*SHORT PROBLEM:* Copy out the listing in full, exactly as written, but not its pictures.

# Start of DATA SEGMENT

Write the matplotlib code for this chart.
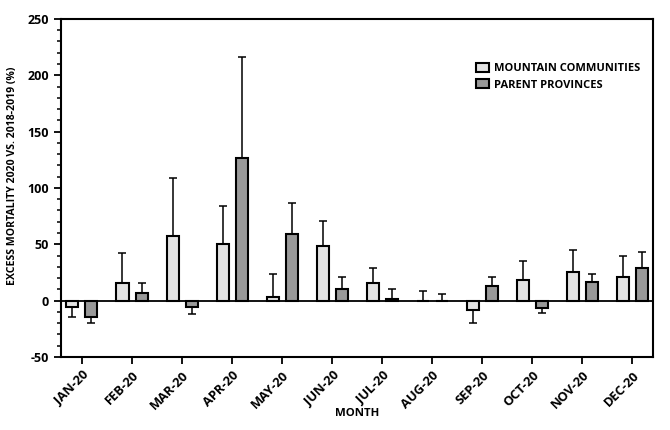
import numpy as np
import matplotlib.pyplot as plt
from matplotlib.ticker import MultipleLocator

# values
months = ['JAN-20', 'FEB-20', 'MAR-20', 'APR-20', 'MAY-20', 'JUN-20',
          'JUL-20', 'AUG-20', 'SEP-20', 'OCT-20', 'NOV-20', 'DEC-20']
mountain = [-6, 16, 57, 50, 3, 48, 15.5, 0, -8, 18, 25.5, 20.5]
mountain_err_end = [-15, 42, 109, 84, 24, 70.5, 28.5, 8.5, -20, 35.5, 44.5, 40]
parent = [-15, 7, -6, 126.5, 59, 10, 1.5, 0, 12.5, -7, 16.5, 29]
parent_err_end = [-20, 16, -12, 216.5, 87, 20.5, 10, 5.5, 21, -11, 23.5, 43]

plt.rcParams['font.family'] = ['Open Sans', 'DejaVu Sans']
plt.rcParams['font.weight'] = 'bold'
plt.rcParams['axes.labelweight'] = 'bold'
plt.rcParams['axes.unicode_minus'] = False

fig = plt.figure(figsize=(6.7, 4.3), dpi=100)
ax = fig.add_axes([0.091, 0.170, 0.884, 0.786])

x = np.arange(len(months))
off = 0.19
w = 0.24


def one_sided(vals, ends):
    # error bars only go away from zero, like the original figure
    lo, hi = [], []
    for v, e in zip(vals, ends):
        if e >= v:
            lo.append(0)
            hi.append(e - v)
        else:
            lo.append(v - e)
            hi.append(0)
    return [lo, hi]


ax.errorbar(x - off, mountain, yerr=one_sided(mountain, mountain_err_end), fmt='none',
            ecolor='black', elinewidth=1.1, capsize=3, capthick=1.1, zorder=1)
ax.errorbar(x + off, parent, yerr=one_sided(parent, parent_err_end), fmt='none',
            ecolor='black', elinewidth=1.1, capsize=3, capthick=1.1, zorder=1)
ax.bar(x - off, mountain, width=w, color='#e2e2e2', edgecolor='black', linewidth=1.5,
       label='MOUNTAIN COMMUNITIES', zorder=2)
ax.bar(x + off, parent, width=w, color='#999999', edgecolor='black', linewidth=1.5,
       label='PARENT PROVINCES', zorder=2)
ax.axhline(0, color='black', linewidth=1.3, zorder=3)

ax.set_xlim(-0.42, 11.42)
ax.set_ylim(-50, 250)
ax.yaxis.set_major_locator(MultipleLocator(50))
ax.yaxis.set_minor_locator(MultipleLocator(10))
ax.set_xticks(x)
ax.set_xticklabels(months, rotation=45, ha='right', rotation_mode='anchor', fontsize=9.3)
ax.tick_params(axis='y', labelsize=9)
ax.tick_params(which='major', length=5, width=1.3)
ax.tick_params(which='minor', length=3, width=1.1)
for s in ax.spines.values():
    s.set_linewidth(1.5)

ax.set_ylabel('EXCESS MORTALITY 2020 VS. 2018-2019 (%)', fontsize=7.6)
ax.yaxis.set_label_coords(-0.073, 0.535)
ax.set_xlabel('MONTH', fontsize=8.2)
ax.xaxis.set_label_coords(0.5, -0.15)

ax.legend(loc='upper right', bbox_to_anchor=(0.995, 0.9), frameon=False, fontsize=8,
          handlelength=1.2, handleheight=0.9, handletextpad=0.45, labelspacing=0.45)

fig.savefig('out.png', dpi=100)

# End of DATA SEGMENT

*TASK SOLUTION:*
Write the matplotlib code for this chart.
import numpy as np
import matplotlib.pyplot as plt
from matplotlib.ticker import MultipleLocator

# values
months = ['JAN-20', 'FEB-20', 'MAR-20', 'APR-20', 'MAY-20', 'JUN-20',
          'JUL-20', 'AUG-20', 'SEP-20', 'OCT-20', 'NOV-20', 'DEC-20']
mountain = [-6, 16, 57, 50, 3, 48, 15.5, 0, -8, 18, 25.5, 20.5]
mountain_err_end = [-15, 42, 109, 84, 24, 70.5, 28.5, 8.5, -20, 35.5, 44.5, 40]
parent = [-15, 7, -6, 126.5, 59, 10, 1.5, 0, 12.5, -7, 16.5, 29]
parent_err_end = [-20, 16, -12, 216.5, 87, 20.5, 10, 5.5, 21, -11, 23.5, 43]

plt.rcParams['font.family'] = ['Open Sans', 'DejaVu Sans']
plt.rcParams['font.weight'] = 'bold'
plt.rcParams['axes.labelweight'] = 'bold'
plt.rcParams['axes.unicode_minus'] = False

fig = plt.figure(figsize=(6.7, 4.3), dpi=100)
ax = fig.add_axes([0.091, 0.170, 0.884, 0.786])

x = np.arange(len(months))
off = 0.19
w = 0.24


def one_sided(vals, ends):
    # error bars only go away from zero, like the original figure
    lo, hi = [], []
    for v, e in zip(vals, ends):
        if e >= v:
            lo.append(0)
            hi.append(e - v)
        else:
            lo.append(v - e)
            hi.append(0)
    return [lo, hi]


ax.errorbar(x - off, mountain, yerr=one_sided(mountain, mountain_err_end), fmt='none',
            ecolor='black', elinewidth=1.1, capsize=3, capthick=1.1, zorder=1)
ax.errorbar(x + off, parent, yerr=one_sided(parent, parent_err_end), fmt='none',
            ecolor='black', elinewidth=1.1, capsize=3, capthick=1.1, zorder=1)
ax.bar(x - off, mountain, width=w, color='#e2e2e2', edgecolor='black', linewidth=1.5,
       label='MOUNTAIN COMMUNITIES', zorder=2)
ax.bar(x + off, parent, width=w, color='#999999', edgecolor='black', linewidth=1.5,
       label='PARENT PROVINCES', zorder=2)
ax.axhline(0, color='black', linewidth=1.3, zorder=3)

ax.set_xlim(-0.42, 11.42)
ax.set_ylim(-50, 250)
ax.yaxis.set_major_locator(MultipleLocator(50))
ax.yaxis.set_minor_locator(MultipleLocator(10))
ax.set_xticks(x)
ax.set_xticklabels(months, rotation=45, ha='right', rotation_mode='anchor', fontsize=9.3)
ax.tick_params(axis='y', labelsize=9)
ax.tick_params(which='major', length=5, width=1.3)
ax.tick_params(which='minor', length=3, width=1.1)
for s in ax.spines.values():
    s.set_linewidth(1.5)

ax.set_ylabel('EXCESS MORTALITY 2020 VS. 2018-2019 (%)', fontsize=7.6)
ax.yaxis.set_label_coords(-0.073, 0.535)
ax.set_xlabel('MONTH', fontsize=8.2)
ax.xaxis.set_label_coords(0.5, -0.15)

ax.legend(loc='upper right', bbox_to_anchor=(0.995, 0.9), frameon=False, fontsize=8,
          handlelength=1.2, handleheight=0.9, handletextpad=0.45, labelspacing=0.45)

fig.savefig('out.png', dpi=100)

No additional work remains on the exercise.